Farmers have planned a massive tractor march- "Kisaan Parade".
Thousands of farmers knocked down barricades at Delhi's borders, clashed with the police and entered the heart of the national capital on Republic Day as they took out a tractor rally against the government's new agricultural laws. Amid the chaos, protesters were tear-gassed and baton-charged. The disarray was caused after the protesters - allowed to hold the "Kisaan Parade" between 12 and 5 PM - began the march much before time and deviated from the agreed routes.
One farmer died near the central Delhi's ITO after his tractor overturned, said police. However, some protesters claimed he was killed in the police firing, they began a sit-in.
In a statement, farmers' body Samyukta Kisan Morcha said: "We thank farmers for the unprecedented participation in today's Farmers Republic Day Parade. We also condemn and regret the undesirable and unacceptable events that have taken place today and dissociate ourselves from those indulging in such acts." Anti-social elements "had infiltrated the otherwise peaceful movement", they said.
As the country celebrated its 72nd Republic Day, farmers had been given the permission to take out their tractor rally in Delhi after the annual parade at Rajpath, a ceremonial boulevard. Crowds, however, swelled at the borders at around 8 AM even before the parade started. Some cops were injured while trying to stop the protesters.
Stunning visuals showed farmers breaching barriers at the Singhu border near Haryana, the epicentre of protests against the farm laws that began late November. More than 5,000 protesters had gathered on the outskirts. A dramatic video from Delhi's Akshardham showed policemen firing tear gas shells from an overbridge as protesters on road looked for cover. At Mukarba chowk, protesters reportedly hurled stones at cops. In Nangloi area, the Riot Control Police was on standby.
By afternoon, a large group had reached the iconic Red Fort. They were seen within the ramparts of the iconic Mughal-built monument, trying to put up their yellow flags at the spot where Prime Ministers hoist the national flag. Within an hour, as the crowd trickled, a farmer told NDTV: "We came here to deliver a message to the centre. Our job is done. We will go back now." A mild lathicharge took place to disperse the protesters.
Farmers' body Samyukta Kisan Morcha said it dissociates itself "from all such elements that have violated our discipline". "We appeal strongly to everyone to stick to the route and norms of the Parade, and not indulge in any violent action or anything that taints national symbols and dignity. We appeal to everyone to desist from any such acts."

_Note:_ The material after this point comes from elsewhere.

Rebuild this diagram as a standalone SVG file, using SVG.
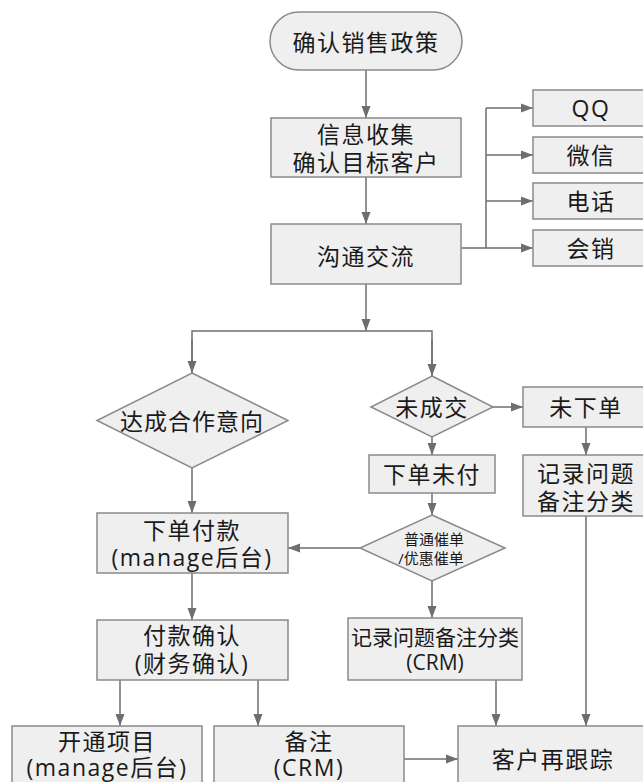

Protesters were seen within the ramparts of the Red Fort.
"Majority of those who breached the barricades at Nangloi and marched towards central Delhi have been pushed back. Few might have gone ahead. We are in touch with farmers' leaders. Let the rally stick to its designated route. Today is national festival, Republic Day. Nothing should be done which disrespects that," police officer Shalini Singh said.
On Sunday, Delhi Police had allowed the tractor rally after the annual Republic Day parade. The protesters were told they can't disrupt the celebrations at Rajpath even as the farmers insisted their parade will be "peaceful". However, the cops had also sounded a warning. "Mischievous elements can create a law-and-order situation," Deependra Pathak, Special Commissioner of Police (Intelligence), said at a news conference.
"Over 300 Twitter handles have been generated from Pakistan during January 13 to 18 to disrupt the tractor rally by farmers only by misleading people. There are inputs about the same from different agencies too. It will be a challenging task for us, but the rally will be conducted amid tight security after the Republic Day parade is over," he added.
Sources in Delhi Police also warned of disruptions by Pakistan-based ISI (Inter-Services Intelligence) and "rogue elements linked to Khalistani outfits".
Three routes were cleared for the farmers to hold the parade - 63-km route near Singhu Border, 62.5 km-long route from Tikri border, a 68-km long route from Ghazipur border that divides Uttar Pradesh and Delhi. On Monday, one of the key participants - the Kisan Mazdoor Sangharsh Committee - declared that it would not stick to the route agreed upon by the Samyukt Kisan Morcha and the police.
Earlier, the centre had opposed the tractor rally on Republic Day in an affidavit in the Supreme Court, stressing it will be "an embarrassment to the nation".